General Motors was no doubt feeling festive too, as the GMC Sierra’s fortunes were elevated four places in overall vehicle rankings thanks to 4,011 deliveries, compared to just 3,601 in November. This represented a gain of 11.4 percent month-over-month, and a whopping 48 percent year-over-year, while the automaker’s near identical Chevrolet Silverado grew its year-over-year sales by 16 percent to 2,970 units, albeit only managed sixth place in the standings. Interestingly, if Sierra and Silverado sales were counted as one vehicle, which they are under the skin, the GM trucks would have been in first place overall in December with 6,981 deliveries total.
The Sierra’s strong showing knocked Toyota’s RAV4 from third to fourth, a place it had held since June. The RAV4’s 3,793 December deliveries represented a drop of 32.7 percent since November and 6 percent year-over-year, an anomaly that isn’t likely due to the introduction of the redesigned 2020 Ford Escape that pushed that model’s 3,116 December sales up more than 12 percent from the month before and 30 percent from December of 2018.
Behind Chevy’s Silverado, in seventh place, is Honda’s CR-V, with 2,641 sales after nearly a 35-percent decline from the previous month and 29 percent drop year-over-year, while the eight-place Toyota Corolla rose up to reclaim best-selling car status with 2,431 deliveries, albeit this while seeing a downturn of almost 32 percent from the month prior and 17 percent year-over-year.
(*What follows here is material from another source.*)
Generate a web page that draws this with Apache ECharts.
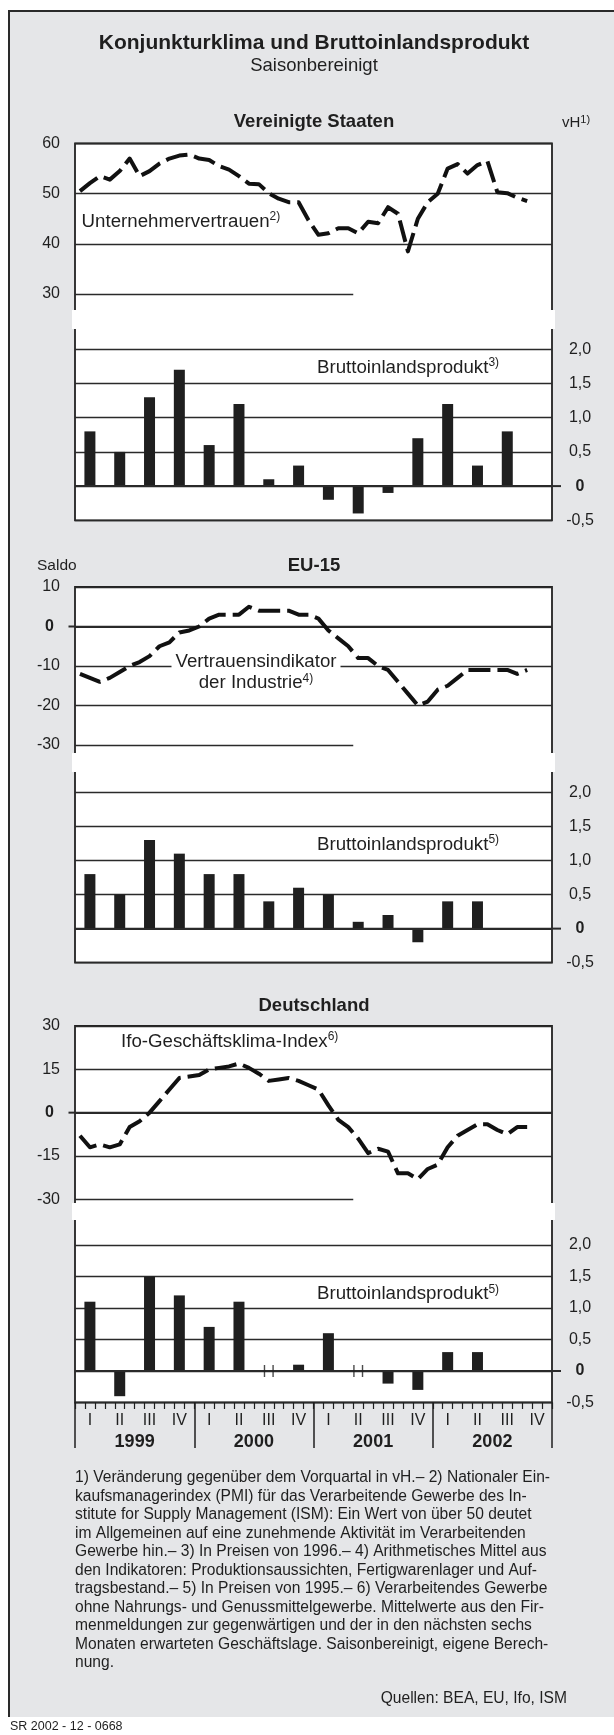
<!DOCTYPE html>
<html>
<head>
<meta charset="utf-8">
<title>Konjunkturklima und Bruttoinlandsprodukt</title>
<script src="https://cdn.jsdelivr.net/npm/echarts@6/dist/echarts.min.js"></script>
<style>
  html, body { margin: 0; padding: 0; background: #ffffff; }
  #chart { width: 614px; height: 1735px; }
</style>
</head>
<body>
<div id="chart"></div>
<script>
// ---------------- data ----------------
const years = ['1999', '2000', '2001', '2002'];
const quarterNames = ['I', 'II', 'III', 'IV'];
const monthsPerYear = 12;

// Vereinigte Staaten: Unternehmervertrauen (PMI), monthly
const usPmi = [50.5, 52.1, 53.5, 52.8, 54.5, 57.0, 53.5, 54.5, 56.0, 57.0, 57.6, 57.8,
               57.0, 56.7, 55.5, 54.8, 53.5, 52.0, 51.9, 50.1, 49.0, 48.3, 48.3, 44.7,
               41.8, 42.1, 43.1, 43.1, 42.1, 44.4, 44.1, 47.3, 46.0, 38.5, 45.0, 48.3,
               50.0, 55.0, 55.9, 54.0, 55.7, 56.5, 50.3, 50.1, 49.2, 48.5];
// Vereinigte Staaten: BIP, quarterly, vH
const usGdp = [0.8, 0.5, 1.3, 1.7, 0.6, 1.2, 0.1, 0.3, -0.2, -0.4, -0.1, 0.7, 1.2, 0.3, 0.8];

// EU-15: Vertrauensindikator der Industrie, monthly, Saldo
const euConfidence = [-12, -13, -14, -13, -11.5, -10, -9, -7.5, -5, -4, -1.5, -1,
                      0, 2, 3, 3, 3, 5, 4, 4, 4, 4, 3, 3,
                      2, -1, -3, -5, -8, -8, -10, -11, -14, -17, -20, -19,
                      -16, -15, -13, -11, -11, -11, -11, -11, -12, -11];
const euGdp = [0.8, 0.5, 1.3, 1.1, 0.8, 0.8, 0.4, 0.6, 0.5, 0.1, 0.2, -0.2, 0.4, 0.4];

// Deutschland: Ifo-Geschäftsklima-Index, monthly
const deIfo = [-8, -12, -11, -12, -11, -5, -3, 0, 4, 8, 12, 12.5,
               13, 15, 15.5, 16, 17, 15.5, 13.5, 11, 11.5, 12, 11, 9.5,
               8, 2.5, -2.5, -5, -9, -14, -12.5, -13.5, -21, -21, -23, -19.5,
               -18, -12, -8, -6, -4, -4, -6, -7.5, -5, -5];
const deGdp = [1.1, -0.4, 1.5, 1.2, 0.7, 1.1, 0, 0.1, 0.6, 0, -0.2, -0.3, 0.3, 0.3];

// tick labels
const usLineTicks = [30, 40, 50, 60];
const euLineTicks = [-30, -20, -10, 0, 10];
const deLineTicks = [-30, -15, 0, 15, 30];
const gdpTicks = [-0.5, 0, 0.5, 1, 1.5, 2];

const footnoteLines = [
  '1) Veränderung gegenüber dem Vorquartal in vH.– 2) Nationaler Ein-',
  'kaufsmanagerindex (PMI) für das Verarbeitende Gewerbe des In-',
  'stitute for Supply Management (ISM): Ein Wert von über 50 deutet',
  'im Allgemeinen auf eine zunehmende Aktivität im Verarbeitenden',
  'Gewerbe hin.– 3) In Preisen von 1996.– 4) Arithmetisches Mittel aus',
  'den Indikatoren: Produktionsaussichten, Fertigwarenlager und Auf-',
  'tragsbestand.– 5) In Preisen von 1995.– 6) Verarbeitendes Gewerbe',
  'ohne Nahrungs- und Genussmittelgewerbe. Mittelwerte aus den Fir-',
  'menmeldungen zur gegenwärtigen und der in den nächsten sechs',
  'Monaten erwarteten Geschäftslage. Saisonbereinigt, eigene Berech-',
  'nung.'
];

// derived categories
const quarters = years.flatMap(y => quarterNames.map(q => y + ' ' + q));
const months = years.flatMap(y => Array.from({ length: monthsPerYear }, (_, m) => y + '-' + String(m + 1).padStart(2, '0')));

// ---------------- layout / style ----------------
const FONT = '"Liberation Sans", Arial, Helvetica, sans-serif';
const INK = '#1f1f1f';
const GRID = '#2a2a2a';
const BG = '#e5e6e8';
const PL = 75, PR = 552;
const PARTIAL_END = 28; // month position where the lowest gridline stops

const sections = [
  { title: 'Vereinigte Staaten', titleY: 122, line: usPmi, lineTicks: usLineTicks, gdp: usGdp,
    lineTop: 143.5, lineBottom: 294, bandTop: 310, bandBottom: 329, barTop: 349.3, barBottom: 520.3 },
  { title: 'EU-15', titleY: 566, line: euConfidence, lineTicks: euLineTicks, gdp: euGdp,
    lineTop: 587, lineBottom: 745, bandTop: 753, bandBottom: 772, barTop: 792.3, barBottom: 962.7 },
  { title: 'Deutschland', titleY: 1006, line: deIfo, lineTicks: deLineTicks, gdp: deGdp, timeAxis: true,
    lineTop: 1026, lineBottom: 1199.3, bandTop: 1203, bandBottom: 1220, barTop: 1245, barBottom: 1402.5 }
];

const isZero = v => Math.abs(v) < 1e-9;
const leftFmt = v => isZero(v) ? '{z|0}' : String(v);
const rightFmt = v => isZero(v) ? '{z|0}' : v.toFixed(1).replace('.', ',');
const labelBase = { fontFamily: FONT, fontSize: 16, color: INK };

const grid = [], xAxis = [], yAxis = [], series = [];

sections.forEach(s => {
  s.gLine = grid.length;
  grid.push({ left: PL, top: s.lineTop, width: PR - PL, height: s.lineBottom - s.lineTop, outerBoundsMode: 'none', containLabel: false });
  s.gBar = grid.length;
  grid.push({ left: PL, top: s.barTop, width: PR - PL, height: s.barBottom - s.barTop, outerBoundsMode: 'none', containLabel: false });

  s.xLine = xAxis.length;
  xAxis.push({ type: 'value', gridIndex: s.gLine, min: 0, max: months.length, show: false });

  s.xBar = xAxis.length;
  xAxis.push({
    type: 'category', gridIndex: s.gBar, data: quarters, position: 'bottom', boundaryGap: true,
    axisLine: { show: false, onZero: false }, axisTick: { show: false },
    axisLabel: s.timeAxis ? Object.assign({}, labelBase, { interval: 0, margin: 10, formatter: v => v.split(' ')[1] }) : { show: false },
    splitLine: { show: false }
  });
  if (s.timeAxis) {
    xAxis.push({
      type: 'category', gridIndex: s.gBar, data: months, position: 'bottom', boundaryGap: true,
      axisLine: { show: false, onZero: false },
      axisTick: { show: true, interval: 0, length: 6.5, lineStyle: { color: INK, width: 1.2 } },
      axisLabel: { show: false }, splitLine: { show: false }
    });
    xAxis.push({
      type: 'category', gridIndex: s.gBar, data: years, position: 'bottom', boundaryGap: true,
      axisLine: { show: false, onZero: false },
      axisTick: { show: true, interval: 0, length: 45.5, lineStyle: { color: INK, width: 1.5 } },
      axisLabel: Object.assign({}, labelBase, { fontSize: 18, fontWeight: 'bold', interval: 0, margin: 31 }),
      splitLine: { show: false }
    });
  }

  const lt = s.lineTicks;
  s.yLine = yAxis.length;
  yAxis.push({
    type: 'value', gridIndex: s.gLine, position: 'left',
    min: lt[0], max: lt[lt.length - 1], interval: lt[1] - lt[0],
    axisLine: { show: false }, axisTick: { show: false },
    axisLabel: Object.assign({}, labelBase, {
      margin: 15, showMinLabel: true, showMaxLabel: true, formatter: leftFmt,
      rich: { z: { fontFamily: FONT, fontSize: 16, fontWeight: 'bold', color: INK, padding: [0, 6, 0, 0] } }
    }),
    splitLine: { show: true, lineStyle: { width: 1.3, color: lt.map((t, i) => i === 0 ? 'rgba(0,0,0,0)' : GRID) } }
  });

  s.yBar = yAxis.length;
  yAxis.push({
    type: 'value', gridIndex: s.gBar, position: 'right',
    min: gdpTicks[0], max: gdpTicks[gdpTicks.length - 1], interval: gdpTicks[1] - gdpTicks[0],
    axisLine: { show: false }, axisTick: { show: false },
    axisLabel: Object.assign({}, labelBase, {
      margin: 28, align: 'center', showMinLabel: true, showMaxLabel: true, formatter: rightFmt,
      rich: { z: { fontFamily: FONT, fontSize: 16, fontWeight: 'bold', color: INK } }
    }),
    splitLine: { show: true, lineStyle: { width: 1.3, color: GRID } }
  });

  const lineMarks = [[{ coord: [0, lt[0]] }, { coord: [PARTIAL_END, lt[0]] }]];
  if (lt.includes(0)) lineMarks.push({ yAxis: 0, lineStyle: { width: 2 } });
  series.push({
    type: 'line', xAxisIndex: s.xLine, yAxisIndex: s.yLine,
    data: s.line.map((v, i) => [i + 0.5, v]),
    symbol: 'none', z: 5, silent: true,
    lineStyle: { color: '#111', width: 4, type: [22, 7], cap: 'butt', join: 'round' },
    markLine: { silent: true, symbol: 'none', label: { show: false },
      lineStyle: { color: GRID, width: 1.3, type: 'solid' }, data: lineMarks }
  });
  series.push({
    type: 'bar', xAxisIndex: s.xBar, yAxisIndex: s.yBar, data: s.gdp,
    barWidth: 11, z: 4, silent: true, itemStyle: { color: INK },
    markLine: { silent: true, symbol: 'none', label: { show: false },
      lineStyle: { color: GRID, width: 2, type: 'solid' }, data: [{ yAxis: 0 }] }
  });
  series.push({
    type: 'scatter', xAxisIndex: s.xBar, yAxisIndex: s.yBar, silent: true, z: 6,
    data: s.gdp.map((v, i) => isZero(v) ? [quarters[i], v] : null).filter(d => d),
    symbol: 'path://M0,0H1.4V12H0Z M8.6,0H10V12H8.6Z', symbolSize: [10, 12],
    itemStyle: { color: INK }
  });
});

// ---------------- graphic (frame, texts) ----------------
const T = (x, y, text, extra) => ({ type: 'text', x, y, z: 10, silent: true,
  style: Object.assign({ text, fill: INK, fontFamily: FONT, fontSize: 16, align: 'left', verticalAlign: 'middle',
    textAlign: (extra && extra.align) || 'left', textVerticalAlign: (extra && extra.verticalAlign) || 'middle' }, extra) });
const supRich = (size, sup) => ({
  a: { fontFamily: FONT, fontSize: size, lineHeight: size + 3, fill: INK },
  s: { fontFamily: FONT, fontSize: sup, verticalAlign: 'top', fill: INK }
});
const supText = (x, y, main, sup, size, supSize, extra) =>
  T(x, y, '{a|' + main + '}{s|' + sup + '}', Object.assign({ rich: supRich(size, supSize) }, extra));

const elements = [
  { type: 'rect', z: -3, silent: true, shape: { x: 9, y: 11, width: 605, height: 1706 }, style: { fill: BG } },
  { type: 'polyline', z: -2, silent: true, shape: { points: [[9, 1717], [9, 11], [614, 11]] }, style: { stroke: '#2a2a2a', lineWidth: 2, fill: null } },
  T(314, 43.3, 'Konjunkturklima und Bruttoinlandsprodukt', { fontSize: 21, fontWeight: 'bold', align: 'center' }),
  T(314, 65.7, 'Saisonbereinigt', { fontSize: 18.5, align: 'center' }),
  supText(562, 123, 'vH', '1)', 15, 11),
  T(37, 566, 'Saldo', { fontSize: 15.5 }),
  supText(81.6, 221.5, 'Unternehmervertrauen', '2)', 18.7, 12),
  supText(317, 368, 'Bruttoinlandsprodukt', '3)', 18.7, 12),
  T(256, 672.5, '{a|Vertrauensindikator}\n{a|der Industrie}{s|4)}', {
    align: 'center', rich: { a: { fontFamily: FONT, fontSize: 18.7, lineHeight: 21, fill: INK },
      s: { fontFamily: FONT, fontSize: 12, verticalAlign: 'top', fill: INK } },
    backgroundColor: '#ffffff', padding: [1, 4] }),
  supText(317, 845, 'Bruttoinlandsprodukt', '5)', 18.7, 12),
  supText(121, 1041.7, 'Ifo-Geschäftsklima-Index', '6)', 18.7, 12),
  supText(317, 1294.3, 'Bruttoinlandsprodukt', '5)', 18.7, 12),
  T(75, 1468.8, footnoteLines.join('\n'), { fontSize: 15.6, lineHeight: 18.5, verticalAlign: 'top' }),
  T(567, 1699, 'Quellen: BEA, EU, Ifo, ISM', { fontSize: 15.6, align: 'right' }),
  T(10, 1727, 'SR 2002 - 12 - 0668', { fontSize: 12.5 })
];
sections.forEach(s => {
  elements.push({ type: 'rect', z: -1, silent: true,
    shape: { x: PL, y: s.lineTop, width: PR - PL, height: s.barBottom - s.lineTop },
    style: { fill: '#ffffff', stroke: '#222', lineWidth: 1.8 } });
  elements.push({ type: 'rect', z: -0.5, silent: true,
    shape: { x: PL - 3, y: s.bandTop, width: PR - PL + 6, height: s.bandBottom - s.bandTop },
    style: { fill: '#ffffff' } });
  elements.push(T(314, s.titleY, s.title, { fontSize: 18.5, fontWeight: 'bold', align: 'center' }));
});

const option = {
  animation: false,
  backgroundColor: '#ffffff',
  textStyle: { fontFamily: FONT },
  grid, xAxis, yAxis, series,
  graphic: { elements }
};

const chart = echarts.init(document.getElementById('chart'), null, { renderer: 'canvas' });
chart.setOption(option);

// zero-line extensions beyond the panel, positioned through the axes' scales
const extra = [];
sections.forEach(s => {
  if (s.lineTicks.includes(0)) {
    const y0 = chart.convertToPixel({ yAxisIndex: s.yLine }, 0);
    extra.push({ type: 'line', z: 1, silent: true, shape: { x1: PL - 6.5, y1: y0, x2: PL, y2: y0 }, style: { stroke: GRID, lineWidth: 2 } });
  }
  const yb = chart.convertToPixel({ yAxisIndex: s.yBar }, 0);
  extra.push({ type: 'line', z: 1, silent: true, shape: { x1: PR, y1: yb, x2: PR + 9, y2: yb }, style: { stroke: GRID, lineWidth: 2 } });
});
chart.setOption({ graphic: { elements: elements.concat(extra) } });
</script>
</body>
</html>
The Corolla managed top-dog amongst cars because the Hyundai Elantra tumbled from sixth to ninth in the standings, after a particularly poor December saw just 2,150 new buyers, resulting in a 40.9-percent month-over-month sales slide, albeit 6 percent growth from December of 2018.
Lastly, 10th place was claimed by Nissan’s Rogue that hadn’t been in the top-10 since September when it sat ninth. The Rogue earned a December total of 2,144 units, which actually sees it down 7 percent from the same month last year.